In 1997, in response to a planned highway widening and new interchange that threatened the spring and nearby sacred stand of oaks, a resistance movement rose up and established itself physically as an outlaw road-block encampment that became known as the Minnehaha Free State. Eventually, this became the nation’s longest ever blockage of a government road construction project. The campaign was comprised of those fighting to preserve the oaks, property owners resisting eminent domain, and the Mendota Mdewakanton Dakota, whose claims to tribal identity are interwoven with their claim on the spring. The Minnehaha Free State produced a militancy that kept the encampment going for sixteen months—we could say this was partly in fidelity to the indigenous rights and identity articulated by, among others, Vine Deloria.

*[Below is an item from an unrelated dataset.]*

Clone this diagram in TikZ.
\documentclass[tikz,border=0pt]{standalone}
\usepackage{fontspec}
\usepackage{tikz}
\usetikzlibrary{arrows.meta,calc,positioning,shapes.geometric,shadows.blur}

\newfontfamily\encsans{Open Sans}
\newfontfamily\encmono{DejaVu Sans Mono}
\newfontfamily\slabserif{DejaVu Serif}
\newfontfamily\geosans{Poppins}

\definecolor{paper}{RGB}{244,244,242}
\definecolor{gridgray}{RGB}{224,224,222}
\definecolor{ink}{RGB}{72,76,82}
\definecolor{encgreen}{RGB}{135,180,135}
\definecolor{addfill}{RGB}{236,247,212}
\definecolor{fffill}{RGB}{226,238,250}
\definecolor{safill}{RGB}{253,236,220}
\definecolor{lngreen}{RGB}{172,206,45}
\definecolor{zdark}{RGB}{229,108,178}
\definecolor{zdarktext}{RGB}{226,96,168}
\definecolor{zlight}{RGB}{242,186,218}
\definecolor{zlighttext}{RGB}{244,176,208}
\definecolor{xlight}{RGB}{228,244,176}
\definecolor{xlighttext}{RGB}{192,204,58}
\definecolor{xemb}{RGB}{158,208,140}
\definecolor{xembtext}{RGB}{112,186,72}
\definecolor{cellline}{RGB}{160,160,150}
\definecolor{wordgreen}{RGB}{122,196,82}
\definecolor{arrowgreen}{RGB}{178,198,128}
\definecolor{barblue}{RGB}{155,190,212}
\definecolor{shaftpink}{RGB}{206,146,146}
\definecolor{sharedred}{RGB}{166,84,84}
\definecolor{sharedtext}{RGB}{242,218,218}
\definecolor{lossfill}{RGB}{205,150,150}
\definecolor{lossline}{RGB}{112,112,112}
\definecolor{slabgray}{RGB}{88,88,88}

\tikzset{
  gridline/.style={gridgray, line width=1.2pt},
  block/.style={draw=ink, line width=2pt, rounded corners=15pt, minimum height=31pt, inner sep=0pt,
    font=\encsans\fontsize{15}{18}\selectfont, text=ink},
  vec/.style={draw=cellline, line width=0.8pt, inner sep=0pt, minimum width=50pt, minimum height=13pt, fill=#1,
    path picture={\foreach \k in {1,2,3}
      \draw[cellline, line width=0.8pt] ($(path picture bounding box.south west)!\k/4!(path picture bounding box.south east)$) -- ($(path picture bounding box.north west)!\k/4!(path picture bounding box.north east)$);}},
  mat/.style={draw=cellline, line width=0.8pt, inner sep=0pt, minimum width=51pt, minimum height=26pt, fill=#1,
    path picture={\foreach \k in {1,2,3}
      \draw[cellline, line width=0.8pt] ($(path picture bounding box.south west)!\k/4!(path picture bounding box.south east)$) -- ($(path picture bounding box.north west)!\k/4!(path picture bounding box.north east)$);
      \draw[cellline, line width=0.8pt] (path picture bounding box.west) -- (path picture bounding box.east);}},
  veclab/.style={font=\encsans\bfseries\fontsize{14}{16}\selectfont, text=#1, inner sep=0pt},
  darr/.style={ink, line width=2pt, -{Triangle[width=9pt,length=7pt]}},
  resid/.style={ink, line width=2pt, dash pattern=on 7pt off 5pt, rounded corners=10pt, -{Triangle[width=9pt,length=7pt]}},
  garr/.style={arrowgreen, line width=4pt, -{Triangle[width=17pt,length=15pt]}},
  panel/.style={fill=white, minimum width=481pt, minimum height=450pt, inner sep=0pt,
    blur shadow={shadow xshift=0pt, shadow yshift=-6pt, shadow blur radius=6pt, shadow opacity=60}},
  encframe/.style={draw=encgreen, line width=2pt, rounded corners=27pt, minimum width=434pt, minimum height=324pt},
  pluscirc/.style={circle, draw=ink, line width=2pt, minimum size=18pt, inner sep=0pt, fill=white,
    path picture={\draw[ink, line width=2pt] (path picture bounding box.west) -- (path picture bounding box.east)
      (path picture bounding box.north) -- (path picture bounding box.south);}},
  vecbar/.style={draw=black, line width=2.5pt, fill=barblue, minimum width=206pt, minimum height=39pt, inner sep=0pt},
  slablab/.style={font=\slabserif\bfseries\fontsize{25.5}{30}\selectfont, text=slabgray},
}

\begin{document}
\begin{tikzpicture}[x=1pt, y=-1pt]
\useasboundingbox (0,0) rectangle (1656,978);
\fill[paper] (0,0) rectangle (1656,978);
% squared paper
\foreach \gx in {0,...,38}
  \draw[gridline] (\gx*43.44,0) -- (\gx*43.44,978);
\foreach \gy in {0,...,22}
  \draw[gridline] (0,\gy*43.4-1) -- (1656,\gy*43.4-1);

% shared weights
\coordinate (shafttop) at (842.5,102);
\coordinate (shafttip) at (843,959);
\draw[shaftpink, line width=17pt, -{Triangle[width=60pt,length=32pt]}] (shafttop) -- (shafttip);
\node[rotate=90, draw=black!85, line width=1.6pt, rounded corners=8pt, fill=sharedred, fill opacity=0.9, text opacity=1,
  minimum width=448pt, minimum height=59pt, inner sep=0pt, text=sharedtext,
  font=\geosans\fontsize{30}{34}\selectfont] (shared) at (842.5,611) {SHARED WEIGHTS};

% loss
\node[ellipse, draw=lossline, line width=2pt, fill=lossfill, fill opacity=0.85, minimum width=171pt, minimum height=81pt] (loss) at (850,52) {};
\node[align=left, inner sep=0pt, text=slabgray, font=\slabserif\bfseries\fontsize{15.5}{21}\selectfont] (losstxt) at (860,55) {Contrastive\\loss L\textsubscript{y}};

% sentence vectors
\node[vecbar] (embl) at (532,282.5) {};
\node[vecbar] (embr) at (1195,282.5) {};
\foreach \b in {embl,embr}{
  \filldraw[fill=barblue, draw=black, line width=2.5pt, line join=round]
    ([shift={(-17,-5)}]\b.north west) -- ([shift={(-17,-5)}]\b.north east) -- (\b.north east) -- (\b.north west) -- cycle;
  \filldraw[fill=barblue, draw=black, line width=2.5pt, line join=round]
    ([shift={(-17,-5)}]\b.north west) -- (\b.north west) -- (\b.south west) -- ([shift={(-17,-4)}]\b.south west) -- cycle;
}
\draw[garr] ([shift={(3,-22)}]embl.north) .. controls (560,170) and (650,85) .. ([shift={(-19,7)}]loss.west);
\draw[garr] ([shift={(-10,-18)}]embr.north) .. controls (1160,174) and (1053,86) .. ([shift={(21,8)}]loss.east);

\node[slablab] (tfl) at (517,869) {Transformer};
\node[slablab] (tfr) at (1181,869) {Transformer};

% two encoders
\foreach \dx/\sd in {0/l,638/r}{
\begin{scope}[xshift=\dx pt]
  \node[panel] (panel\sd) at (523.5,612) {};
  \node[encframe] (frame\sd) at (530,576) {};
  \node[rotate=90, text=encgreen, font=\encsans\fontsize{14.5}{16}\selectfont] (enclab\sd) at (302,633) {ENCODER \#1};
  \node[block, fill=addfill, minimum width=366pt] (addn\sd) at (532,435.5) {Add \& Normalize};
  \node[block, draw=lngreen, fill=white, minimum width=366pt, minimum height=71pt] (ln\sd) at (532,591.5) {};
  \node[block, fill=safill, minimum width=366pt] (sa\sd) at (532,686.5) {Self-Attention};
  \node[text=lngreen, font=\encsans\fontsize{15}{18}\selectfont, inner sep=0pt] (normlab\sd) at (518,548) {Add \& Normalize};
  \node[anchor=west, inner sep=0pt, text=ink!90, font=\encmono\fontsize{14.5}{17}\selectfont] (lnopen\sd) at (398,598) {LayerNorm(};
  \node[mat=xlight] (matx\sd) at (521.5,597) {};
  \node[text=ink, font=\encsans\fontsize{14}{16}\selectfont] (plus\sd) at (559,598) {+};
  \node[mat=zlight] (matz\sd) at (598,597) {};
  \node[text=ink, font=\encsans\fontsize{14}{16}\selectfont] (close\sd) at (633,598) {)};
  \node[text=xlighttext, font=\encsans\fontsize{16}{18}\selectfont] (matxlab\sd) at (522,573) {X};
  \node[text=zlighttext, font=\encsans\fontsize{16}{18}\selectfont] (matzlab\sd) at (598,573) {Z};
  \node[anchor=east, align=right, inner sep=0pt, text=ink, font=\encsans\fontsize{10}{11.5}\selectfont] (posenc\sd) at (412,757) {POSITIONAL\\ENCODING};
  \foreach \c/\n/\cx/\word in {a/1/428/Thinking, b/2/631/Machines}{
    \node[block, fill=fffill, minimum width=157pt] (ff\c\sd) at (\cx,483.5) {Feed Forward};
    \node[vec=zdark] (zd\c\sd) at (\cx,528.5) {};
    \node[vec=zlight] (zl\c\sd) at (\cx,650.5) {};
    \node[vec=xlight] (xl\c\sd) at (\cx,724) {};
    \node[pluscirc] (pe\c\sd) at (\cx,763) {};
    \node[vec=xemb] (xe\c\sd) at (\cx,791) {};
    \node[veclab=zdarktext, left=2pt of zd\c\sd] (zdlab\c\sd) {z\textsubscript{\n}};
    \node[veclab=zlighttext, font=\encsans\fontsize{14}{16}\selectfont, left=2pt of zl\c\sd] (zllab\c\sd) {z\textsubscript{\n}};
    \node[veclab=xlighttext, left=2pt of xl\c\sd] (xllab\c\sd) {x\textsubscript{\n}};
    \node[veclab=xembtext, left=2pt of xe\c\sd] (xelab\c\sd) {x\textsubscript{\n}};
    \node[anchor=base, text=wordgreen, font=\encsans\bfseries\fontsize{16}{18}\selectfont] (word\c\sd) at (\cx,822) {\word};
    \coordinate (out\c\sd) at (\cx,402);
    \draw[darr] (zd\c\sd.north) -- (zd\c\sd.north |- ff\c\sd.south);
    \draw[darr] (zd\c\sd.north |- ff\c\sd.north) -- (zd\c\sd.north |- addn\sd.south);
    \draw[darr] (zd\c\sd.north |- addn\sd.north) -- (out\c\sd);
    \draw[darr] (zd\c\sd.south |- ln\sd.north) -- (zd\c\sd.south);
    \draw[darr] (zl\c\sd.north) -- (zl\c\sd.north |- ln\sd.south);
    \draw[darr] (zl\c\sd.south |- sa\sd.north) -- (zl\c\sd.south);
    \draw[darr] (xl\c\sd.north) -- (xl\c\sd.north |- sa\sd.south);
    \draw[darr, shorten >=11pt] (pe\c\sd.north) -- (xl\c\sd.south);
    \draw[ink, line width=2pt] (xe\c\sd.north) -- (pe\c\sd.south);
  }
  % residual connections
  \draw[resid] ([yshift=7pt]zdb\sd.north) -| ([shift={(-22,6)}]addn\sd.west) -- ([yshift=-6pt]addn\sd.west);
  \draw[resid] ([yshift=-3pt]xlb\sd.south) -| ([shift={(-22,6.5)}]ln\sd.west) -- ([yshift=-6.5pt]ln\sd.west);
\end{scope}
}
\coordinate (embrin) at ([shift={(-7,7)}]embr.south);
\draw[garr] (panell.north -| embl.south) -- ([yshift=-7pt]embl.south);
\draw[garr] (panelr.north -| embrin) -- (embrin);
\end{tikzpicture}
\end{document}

The area being defended was the geographic heart of a truth-event, fidelity to which was evident not only in the road-block, but even more so through the years of grassroots political action, testimony in public hearings, court challenges, and other kinds of dedicated resistance. That fidelity prevailed to the degree that Coldwater Spring remains free flowing, and, through persistent striving, it was eventually granted governmental protection. In grappling with the problem of ethical consistency—key to combatting the moral flexibility of the neoliberal human rights frame—Badiou posits perseverance (in performing one’s fidelity to an event) as the opposite of opinion. The preservation demands made by the activists of the Free State may not have been achieved in total (the oaks were destroyed), but the perseverance following the event undoubtedly exposed the original position of the state—technocratically insisting on the road and dismissing concerns about the spring, but then later scaling back those plans—as mere opinion.

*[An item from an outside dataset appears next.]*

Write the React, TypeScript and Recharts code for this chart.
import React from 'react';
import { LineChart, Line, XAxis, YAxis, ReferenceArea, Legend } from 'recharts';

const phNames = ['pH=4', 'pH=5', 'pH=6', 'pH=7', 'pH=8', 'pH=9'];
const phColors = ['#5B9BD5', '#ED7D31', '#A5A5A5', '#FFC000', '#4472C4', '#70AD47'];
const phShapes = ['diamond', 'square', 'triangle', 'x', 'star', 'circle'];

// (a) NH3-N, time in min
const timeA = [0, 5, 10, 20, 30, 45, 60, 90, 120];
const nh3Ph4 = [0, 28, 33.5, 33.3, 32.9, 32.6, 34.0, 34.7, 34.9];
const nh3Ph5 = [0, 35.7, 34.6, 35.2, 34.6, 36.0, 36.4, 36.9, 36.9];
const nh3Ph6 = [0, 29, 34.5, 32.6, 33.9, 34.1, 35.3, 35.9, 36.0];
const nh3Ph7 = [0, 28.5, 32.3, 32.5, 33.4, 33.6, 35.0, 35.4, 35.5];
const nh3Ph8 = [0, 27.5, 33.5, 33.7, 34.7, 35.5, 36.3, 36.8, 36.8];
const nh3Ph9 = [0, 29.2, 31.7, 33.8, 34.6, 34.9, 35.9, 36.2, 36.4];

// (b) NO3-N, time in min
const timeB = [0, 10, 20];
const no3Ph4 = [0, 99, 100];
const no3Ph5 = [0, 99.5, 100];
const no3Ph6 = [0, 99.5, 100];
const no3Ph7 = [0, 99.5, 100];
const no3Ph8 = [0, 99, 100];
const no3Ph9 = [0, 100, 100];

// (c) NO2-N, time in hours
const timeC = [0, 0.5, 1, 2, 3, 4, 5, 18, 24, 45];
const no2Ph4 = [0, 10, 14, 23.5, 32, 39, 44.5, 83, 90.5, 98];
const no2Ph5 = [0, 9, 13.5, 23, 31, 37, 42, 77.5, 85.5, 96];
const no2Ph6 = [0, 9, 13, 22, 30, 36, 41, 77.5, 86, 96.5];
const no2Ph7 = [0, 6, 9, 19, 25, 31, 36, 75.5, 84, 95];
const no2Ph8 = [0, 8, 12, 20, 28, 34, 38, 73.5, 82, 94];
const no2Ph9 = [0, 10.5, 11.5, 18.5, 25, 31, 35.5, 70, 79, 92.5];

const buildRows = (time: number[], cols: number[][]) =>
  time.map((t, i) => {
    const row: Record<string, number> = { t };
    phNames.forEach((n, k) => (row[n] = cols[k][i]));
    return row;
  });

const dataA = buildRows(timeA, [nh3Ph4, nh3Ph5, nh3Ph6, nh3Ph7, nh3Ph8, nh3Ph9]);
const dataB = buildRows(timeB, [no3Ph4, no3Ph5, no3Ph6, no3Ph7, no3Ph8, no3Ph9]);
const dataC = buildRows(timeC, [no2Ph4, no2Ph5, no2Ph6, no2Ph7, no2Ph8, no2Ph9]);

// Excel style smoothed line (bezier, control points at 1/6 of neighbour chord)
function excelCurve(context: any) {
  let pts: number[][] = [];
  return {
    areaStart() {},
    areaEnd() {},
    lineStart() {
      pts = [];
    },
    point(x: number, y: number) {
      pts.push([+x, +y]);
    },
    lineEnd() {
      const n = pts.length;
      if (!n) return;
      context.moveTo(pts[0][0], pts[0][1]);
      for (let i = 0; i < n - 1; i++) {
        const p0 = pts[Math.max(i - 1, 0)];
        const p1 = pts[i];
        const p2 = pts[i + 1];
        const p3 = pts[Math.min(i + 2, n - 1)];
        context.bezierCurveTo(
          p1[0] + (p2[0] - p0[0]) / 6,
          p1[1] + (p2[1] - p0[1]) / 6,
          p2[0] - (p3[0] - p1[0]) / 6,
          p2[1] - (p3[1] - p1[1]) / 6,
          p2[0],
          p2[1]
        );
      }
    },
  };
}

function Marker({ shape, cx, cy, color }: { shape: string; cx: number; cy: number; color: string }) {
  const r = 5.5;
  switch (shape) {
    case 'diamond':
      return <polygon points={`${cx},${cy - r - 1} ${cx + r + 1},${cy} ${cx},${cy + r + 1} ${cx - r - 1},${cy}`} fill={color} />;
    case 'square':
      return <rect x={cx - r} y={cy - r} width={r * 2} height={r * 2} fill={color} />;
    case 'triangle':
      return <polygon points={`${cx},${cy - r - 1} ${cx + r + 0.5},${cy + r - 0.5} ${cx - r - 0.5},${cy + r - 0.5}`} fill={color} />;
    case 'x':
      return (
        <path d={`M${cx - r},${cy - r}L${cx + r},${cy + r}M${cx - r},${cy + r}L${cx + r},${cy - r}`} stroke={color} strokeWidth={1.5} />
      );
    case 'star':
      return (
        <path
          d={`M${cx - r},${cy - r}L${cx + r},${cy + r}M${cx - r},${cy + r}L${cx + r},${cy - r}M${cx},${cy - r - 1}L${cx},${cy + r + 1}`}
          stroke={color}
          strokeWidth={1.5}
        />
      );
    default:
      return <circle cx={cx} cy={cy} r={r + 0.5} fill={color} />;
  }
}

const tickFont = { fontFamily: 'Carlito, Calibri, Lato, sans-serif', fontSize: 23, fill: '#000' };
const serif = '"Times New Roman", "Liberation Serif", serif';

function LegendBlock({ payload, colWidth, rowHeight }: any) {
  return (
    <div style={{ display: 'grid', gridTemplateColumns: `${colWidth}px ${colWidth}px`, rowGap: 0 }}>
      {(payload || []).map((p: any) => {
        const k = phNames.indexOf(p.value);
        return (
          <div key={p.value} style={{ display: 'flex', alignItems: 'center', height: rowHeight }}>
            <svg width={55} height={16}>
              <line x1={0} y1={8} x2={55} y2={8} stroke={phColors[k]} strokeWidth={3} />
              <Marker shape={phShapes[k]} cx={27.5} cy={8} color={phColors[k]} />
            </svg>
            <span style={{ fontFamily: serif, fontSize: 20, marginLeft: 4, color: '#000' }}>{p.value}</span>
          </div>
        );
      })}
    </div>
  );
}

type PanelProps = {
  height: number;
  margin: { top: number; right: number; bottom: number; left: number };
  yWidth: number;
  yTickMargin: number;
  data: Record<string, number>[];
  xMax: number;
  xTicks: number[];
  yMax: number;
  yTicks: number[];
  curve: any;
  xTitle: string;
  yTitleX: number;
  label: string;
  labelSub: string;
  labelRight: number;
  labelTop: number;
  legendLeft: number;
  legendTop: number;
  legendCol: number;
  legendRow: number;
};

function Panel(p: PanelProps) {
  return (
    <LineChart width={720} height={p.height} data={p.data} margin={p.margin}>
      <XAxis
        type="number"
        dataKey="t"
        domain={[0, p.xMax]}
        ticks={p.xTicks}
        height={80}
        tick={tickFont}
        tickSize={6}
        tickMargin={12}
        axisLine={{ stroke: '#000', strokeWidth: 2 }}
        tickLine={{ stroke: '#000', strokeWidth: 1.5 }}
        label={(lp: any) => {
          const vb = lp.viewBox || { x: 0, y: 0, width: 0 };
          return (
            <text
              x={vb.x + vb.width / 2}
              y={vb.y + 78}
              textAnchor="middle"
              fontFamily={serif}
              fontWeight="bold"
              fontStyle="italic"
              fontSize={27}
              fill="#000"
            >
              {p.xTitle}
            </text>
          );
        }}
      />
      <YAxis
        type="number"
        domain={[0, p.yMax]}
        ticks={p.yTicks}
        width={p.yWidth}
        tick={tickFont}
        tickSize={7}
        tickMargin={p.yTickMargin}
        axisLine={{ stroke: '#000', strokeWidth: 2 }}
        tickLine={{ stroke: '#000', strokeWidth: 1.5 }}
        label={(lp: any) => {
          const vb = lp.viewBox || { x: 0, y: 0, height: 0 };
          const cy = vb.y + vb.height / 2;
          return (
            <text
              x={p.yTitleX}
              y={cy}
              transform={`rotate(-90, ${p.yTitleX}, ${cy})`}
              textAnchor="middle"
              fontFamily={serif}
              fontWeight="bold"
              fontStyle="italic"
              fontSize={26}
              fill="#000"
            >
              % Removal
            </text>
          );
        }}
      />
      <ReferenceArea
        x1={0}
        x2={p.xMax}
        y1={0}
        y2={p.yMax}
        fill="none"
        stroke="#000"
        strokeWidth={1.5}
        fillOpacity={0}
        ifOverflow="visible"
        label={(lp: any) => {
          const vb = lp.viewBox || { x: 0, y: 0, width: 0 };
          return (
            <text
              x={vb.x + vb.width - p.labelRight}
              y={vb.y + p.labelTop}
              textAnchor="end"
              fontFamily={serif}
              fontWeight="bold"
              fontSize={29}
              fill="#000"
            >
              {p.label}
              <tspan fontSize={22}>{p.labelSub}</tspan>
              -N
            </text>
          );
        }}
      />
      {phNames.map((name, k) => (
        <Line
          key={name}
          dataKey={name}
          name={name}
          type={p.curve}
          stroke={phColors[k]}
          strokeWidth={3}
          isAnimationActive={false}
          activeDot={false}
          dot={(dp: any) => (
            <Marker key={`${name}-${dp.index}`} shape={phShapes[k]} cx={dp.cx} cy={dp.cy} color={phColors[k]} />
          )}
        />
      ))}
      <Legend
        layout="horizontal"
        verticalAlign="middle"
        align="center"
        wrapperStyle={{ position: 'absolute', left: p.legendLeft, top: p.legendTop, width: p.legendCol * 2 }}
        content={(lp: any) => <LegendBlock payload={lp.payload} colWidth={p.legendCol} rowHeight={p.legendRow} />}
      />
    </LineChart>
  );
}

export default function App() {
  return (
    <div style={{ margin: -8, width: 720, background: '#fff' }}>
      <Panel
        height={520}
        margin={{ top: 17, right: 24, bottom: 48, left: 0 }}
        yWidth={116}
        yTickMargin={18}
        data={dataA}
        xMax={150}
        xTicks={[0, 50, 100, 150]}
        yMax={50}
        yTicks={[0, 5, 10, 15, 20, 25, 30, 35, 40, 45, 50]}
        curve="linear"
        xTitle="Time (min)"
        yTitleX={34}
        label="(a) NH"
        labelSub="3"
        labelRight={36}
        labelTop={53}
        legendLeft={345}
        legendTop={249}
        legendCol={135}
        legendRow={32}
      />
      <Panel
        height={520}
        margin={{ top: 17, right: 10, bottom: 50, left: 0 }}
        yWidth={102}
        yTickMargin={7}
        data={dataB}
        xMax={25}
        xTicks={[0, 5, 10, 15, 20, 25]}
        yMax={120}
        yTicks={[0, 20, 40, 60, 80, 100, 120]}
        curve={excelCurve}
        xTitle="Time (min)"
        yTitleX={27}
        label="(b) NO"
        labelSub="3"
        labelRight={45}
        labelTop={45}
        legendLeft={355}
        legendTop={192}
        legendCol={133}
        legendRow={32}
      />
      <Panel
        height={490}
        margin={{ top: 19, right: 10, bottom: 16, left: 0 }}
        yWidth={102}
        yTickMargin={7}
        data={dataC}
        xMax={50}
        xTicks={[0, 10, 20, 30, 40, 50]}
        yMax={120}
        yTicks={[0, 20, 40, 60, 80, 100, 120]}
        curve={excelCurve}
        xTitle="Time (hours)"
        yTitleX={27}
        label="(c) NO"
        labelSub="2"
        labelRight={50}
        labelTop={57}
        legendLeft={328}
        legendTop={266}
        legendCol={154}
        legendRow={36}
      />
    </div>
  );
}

The truths of Coldwater Spring described in terms of Badiou’s system of ethics begins with the spring itself. Additionally, the spring exists as, and in relation to, multiple events, with fidelity to one event sometimes contributing to the production of another. It meanders through all four of Badiou’s subject types, by way of bloodline or political narrative. In a constructive departure from Badiou’s theory, applying his language to Coldwater Spring shows that a particular point of departure in space breaks linear time, stacking events into a single, compound truth. Furthermore, the original event, unlike the disappearing acts of Badiou’s exemplary events, remains open, perpetually reinvigorated by its flowing water.
Seen this way, the City Art Collaboratory visitors who quaffed clear water from the spring may yet express fidelities to the land in ways unforeseen, or may find themselves ensnared in their own Coldwater-threaded events—certainly in the science or arts of their training, but equally as likely, in politics or love. The hypocrisies of capital’s moralistic cloak will never be punctured without the blades of compound truths—Badiou supplies the language, but Coldwater Spring is the pure fact and the gushing event.
1 Alain Badiou, Ethics: An Essay on the Understanding of Evil, translated by Peter Hallward (Brooklyn: Verso, 2001), 67.
2 Ibid., p. 41.
3 Image supplied by Beinecke Digital Collection of Yale University Library.